**Description of the task**
Reproduce exactly, with no pictures, each line from the opening of the material down through the line containing "means = np.mean(np.array(series), axis=0)".

**Data lines**
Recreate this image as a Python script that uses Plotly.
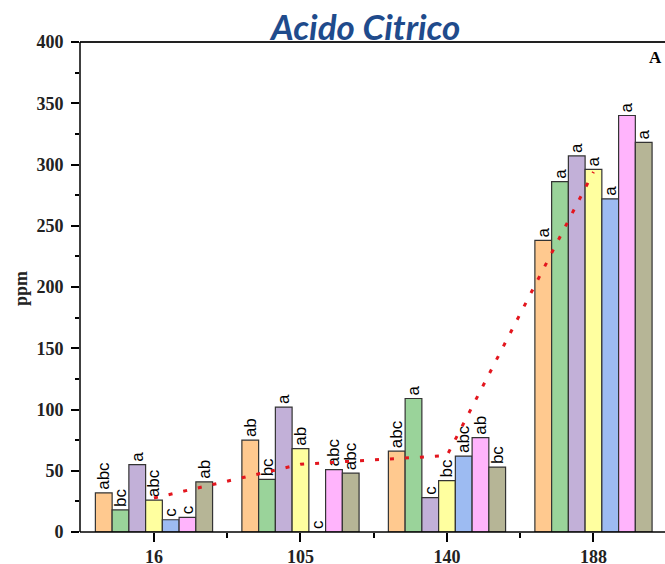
import numpy as np
import plotly.graph_objects as go

# Sampling days on the x axis
days = ["16", "105", "140", "188"]

# Citric acid concentration (ppm) for each treatment, one value per sampling day
t1 = [32, 75, 66, 238]
t2 = [18, 43, 109, 286]
t3 = [55, 102, 28, 307]
t4 = [26, 68, 42, 296]
t5 = [10, 0, 62, 272]
t6 = [12, 51, 77, 340]
t7 = [41, 48, 53, 318]

# Significance letters per treatment and day
l1 = ["abc", "ab", "abc", "a"]
l2 = ["bc", "bc", "a", "a"]
l3 = ["a", "a", "c", "a"]
l4 = ["abc", "ab", "bc", "a"]
l5 = ["c", "c", "abc", "a"]
l6 = ["c", "abc", "ab", "a"]
l7 = ["ab", "abc", "bc", "a"]

series = [t1, t2, t3, t4, t5, t6, t7]
letters = [l1, l2, l3, l4, l5, l6, l7]
colors = ["#FFC98F", "#9AD39A", "#C2B0D8", "#FFFF9F", "#9DBBF2", "#FFB4FC", "#B6B596"]

x = list(range(len(days)))
means = np.mean(np.array(series), axis=0)

W, H = 665, 564
L, R, T, B = 80, 0, 42, 32
pw, ph = W - L - R, H - T - B

serif = "Liberation Serif"
fig = go.Figure()

for vals, labs, col in zip(series, letters, colors):
    fig.add_trace(go.Bar(
        x=x, y=vals, text=labs,
        textposition="outside", textangle=-90, constraintext="none",
        cliponaxis=False,
        textfont=dict(family="Liberation Sans, Arial", size=17, color="black"),
        marker=dict(color=col, line=dict(color="#333333", width=1.2)),
        showlegend=False,
    ))

# Average trend across treatments
fig.add_trace(go.Scatter(
    x=x, y=means, mode="lines",
    line=dict(color="#E3161E", width=3, dash="4px,11px"),
    showlegend=False,
))

fig.update_layout(
    template="none",
    width=W, height=H,
    margin=dict(l=L, r=R, t=T, b=B, autoexpand=False),
    paper_bgcolor="white", plot_bgcolor="white",
    barmode="group", bargap=0.2, bargroupgap=0,
    xaxis=dict(
        range=[-0.505, -0.505 + pw / 146.5],
        tickmode="array", tickvals=x, ticktext=days,
        ticks="outside", ticklen=9, tickwidth=1.5, tickcolor="black",
        minor=dict(tickvals=[0.5, 1.5, 2.5], ticks="outside", ticklen=5,
                   tickwidth=1.5, tickcolor="black", showgrid=False),
        showline=False, mirror=False,
        showgrid=False, zeroline=False, automargin=False,
        tickfont=dict(family=serif, size=18, color="#222222", weight="bold"),
        ticklabelstandoff=-1,
    ),
    yaxis=dict(
        range=[0, 400], dtick=50,
        ticks="outside", ticklen=8, tickwidth=1.5, tickcolor="black",
        minor=dict(dtick=25, ticks="outside", ticklen=4, tickwidth=1.5,
                   tickcolor="black", showgrid=False),
        showline=False, mirror=False,
        showgrid=False, zeroline=False, automargin=False,
        tickfont=dict(family=serif, size=18, color="#222222", weight="bold"),
        ticklabelstandoff=4,
    ),
    shapes=[
        # keep the open right side of the frame clean
        dict(type="rect", xref="paper", yref="paper",
             x0=1 - 3 / pw, x1=1 + 2 / pw, y0=-0.5 / ph, y1=1 - 1 / ph,
             fillcolor="white", line=dict(width=0), layer="above"),
        # frame: top line across to the right edge, bottom axis and left axis
        dict(type="line", xref="paper", yref="paper", x0=0, x1=1,
             y0=1, y1=1, line=dict(color="#222222", width=2)),
        dict(type="line", xref="paper", yref="paper", x0=0, x1=1,
             y0=0, y1=0, line=dict(color="black", width=1.5)),
        dict(type="line", xref="paper", yref="paper", x0=0, x1=0,
             y0=0, y1=1, line=dict(color="black", width=1.5)),
    ],
    annotations=[
        dict(text="<b><i>Acido Citrico</i></b>",
             x=(364 - L) / pw, y=(H - B - 26) / ph,
             xref="paper", yref="paper", showarrow=False,
             xanchor="center", yanchor="middle",
             font=dict(family="Lato", size=35, color="#1F4B8C")),
        dict(text="<b>ppm</b>", textangle=-90,
             x=(21 - L) / pw, y=(H - B - 289) / ph,
             xref="paper", yref="paper", showarrow=False,
             xanchor="center", yanchor="middle",
             font=dict(family=serif, size=18, color="#222222")),
        dict(text="<b>A</b>", x=(655 - L) / pw, y=(H - B - 58) / ph,
             xref="paper", yref="paper", showarrow=False,
             xanchor="center", yanchor="middle",
             font=dict(family=serif, size=17, color="black")),
    ],
)

fig.write_html("out.html")
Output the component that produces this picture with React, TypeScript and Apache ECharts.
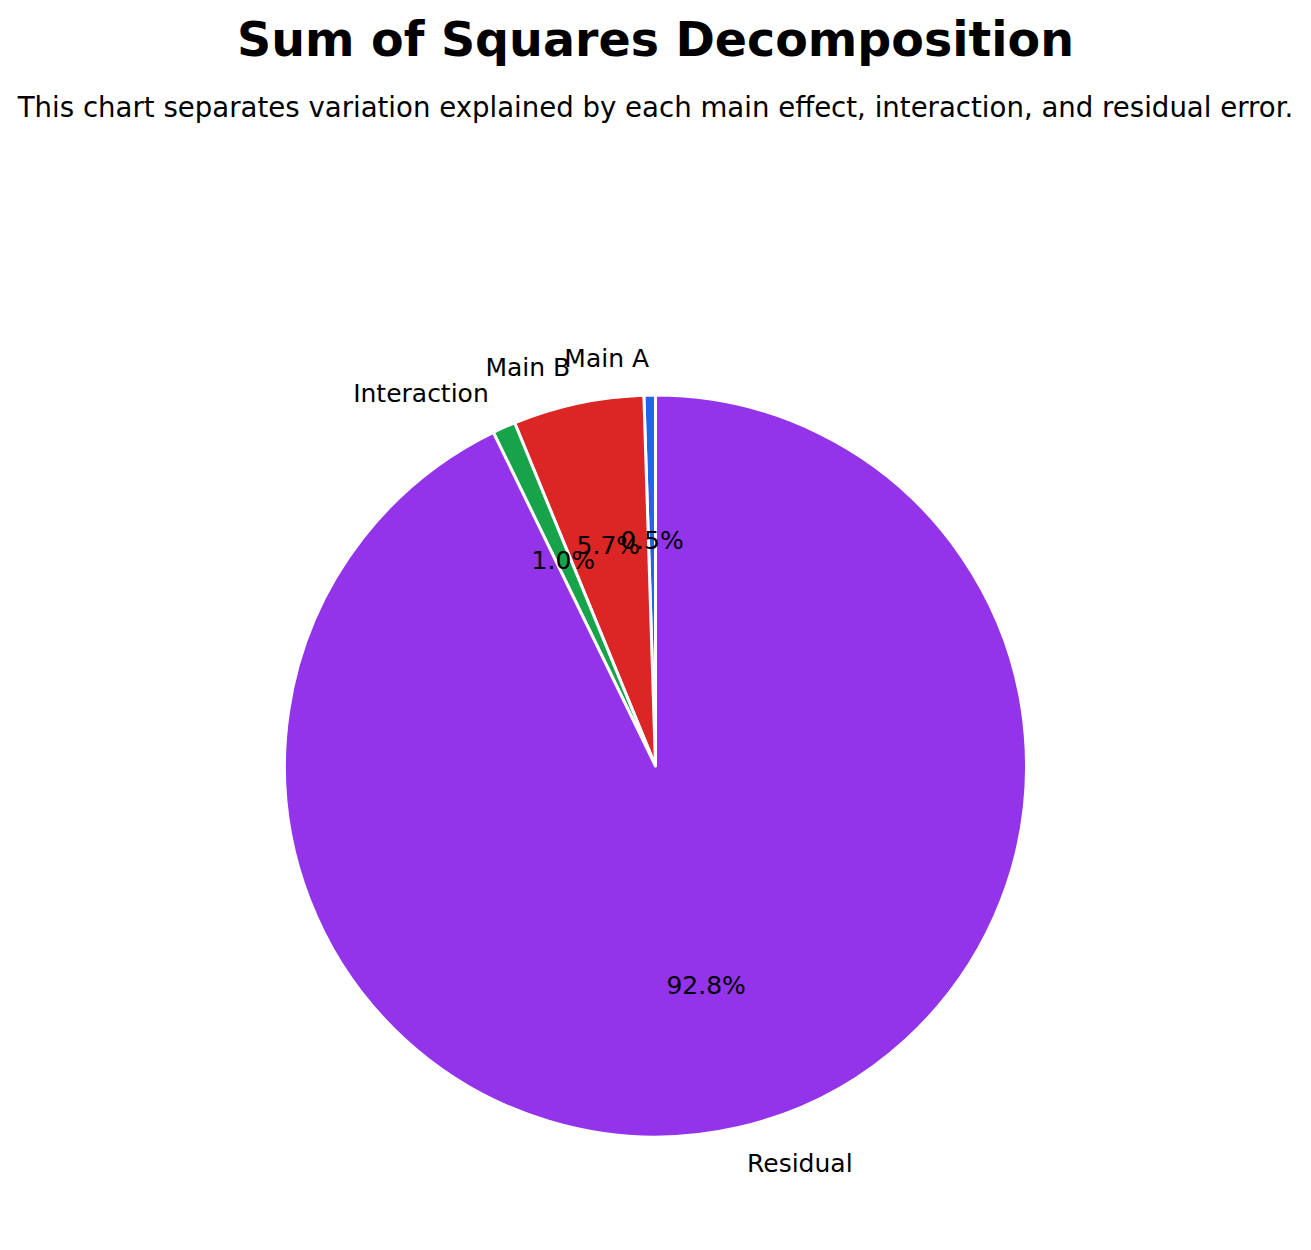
import React, { useEffect, useRef } from "react";
import * as echarts from "echarts";

const TITLE = "Sum of Squares Decomposition";
const SUBTITLE =
  "This chart separates variation explained by each main effect, interaction, and residual error.";
const categories = ["Main A", "Main B", "Interaction", "Residual"];
const shares = [0.5, 5.7, 1.0, 92.8];
const colors = ["#2563eb", "#dc2626", "#16a34a", "#9333ea"];

const FONT = "DejaVu Sans";

export default function App() {
  const ref = useRef<HTMLDivElement>(null);
  useEffect(() => {
    document.body.style.margin = "0";
    if (!ref.current) return;
    const chart = echarts.init(ref.current, undefined, { renderer: "svg" });
    const R = 371;
    const center = [655.5, 766];
    const data = categories.map((name, i) => ({
      name,
      value: shares[i],
      itemStyle: { color: colors[i] },
    }));
    chart.setOption({
      animation: false,
      backgroundColor: "#ffffff",
      title: [
        {
          text: TITLE,
          left: "center",
          top: 10,
          textStyle: {
            fontFamily: FONT,
            fontWeight: "bold",
            fontSize: 47.5,
            color: "#000",
          },
        },
        {
          text: SUBTITLE,
          left: "center",
          top: 88,
          textStyle: {
            fontFamily: FONT,
            fontWeight: "normal",
            fontSize: 27.6,
            color: "#000",
          },
        },
      ],
      series: [
        {
          type: "pie",
          center,
          radius: [0, R],
          startAngle: 90,
          clockwise: false,
          avoidLabelOverlap: false,
          silent: true,
          itemStyle: { borderColor: "#ffffff", borderWidth: 3 },
          label: {
            show: true,
            position: "outside",
            distanceToLabelLine: 0,
            fontFamily: FONT,
            fontSize: 25,
            color: "#000",
            formatter: "{b}",
          },
          labelLine: { show: false, length: 37, length2: 0 },
          labelLayout: { hideOverlap: false },
          data,
        },
        {
          type: "pie",
          center,
          radius: [0.6 * R - 1, 0.6 * R + 1],
          startAngle: 90,
          clockwise: false,
          avoidLabelOverlap: false,
          silent: true,
          z: 5,
          itemStyle: { color: "rgba(0,0,0,0)", borderWidth: 0 },
          label: {
            show: true,
            position: "inside",
            fontFamily: FONT,
            fontSize: 25,
            color: "#000",
            formatter: (p: any) => `${p.value.toFixed(1)}%`,
          },
          labelLine: { show: false },
          labelLayout: { hideOverlap: false },
          data: categories.map((name, i) => ({ name, value: shares[i] })),
        },
      ],
    });
    return () => chart.dispose();
  }, []);
  return <div ref={ref} style={{ width: 1311, height: 1250 }} />;
}
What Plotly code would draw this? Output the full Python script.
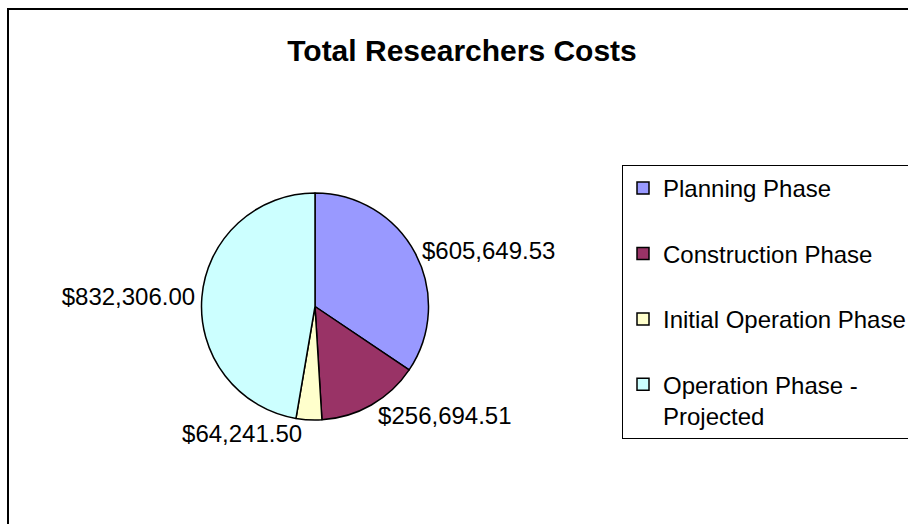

**Written response**
Recreate this image as a Python script that uses Plotly.
import numpy as np
import plotly.graph_objects as go

# Sampling days on the x axis
days = ["16", "105", "140", "188"]

# Citric acid concentration (ppm) for each treatment, one value per sampling day
t1 = [32, 75, 66, 238]
t2 = [18, 43, 109, 286]
t3 = [55, 102, 28, 307]
t4 = [26, 68, 42, 296]
t5 = [10, 0, 62, 272]
t6 = [12, 51, 77, 340]
t7 = [41, 48, 53, 318]

# Significance letters per treatment and day
l1 = ["abc", "ab", "abc", "a"]
l2 = ["bc", "bc", "a", "a"]
l3 = ["a", "a", "c", "a"]
l4 = ["abc", "ab", "bc", "a"]
l5 = ["c", "c", "abc", "a"]
l6 = ["c", "abc", "ab", "a"]
l7 = ["ab", "abc", "bc", "a"]

series = [t1, t2, t3, t4, t5, t6, t7]
letters = [l1, l2, l3, l4, l5, l6, l7]
colors = ["#FFC98F", "#9AD39A", "#C2B0D8", "#FFFF9F", "#9DBBF2", "#FFB4FC", "#B6B596"]

x = list(range(len(days)))
means = np.mean(np.array(series), axis=0)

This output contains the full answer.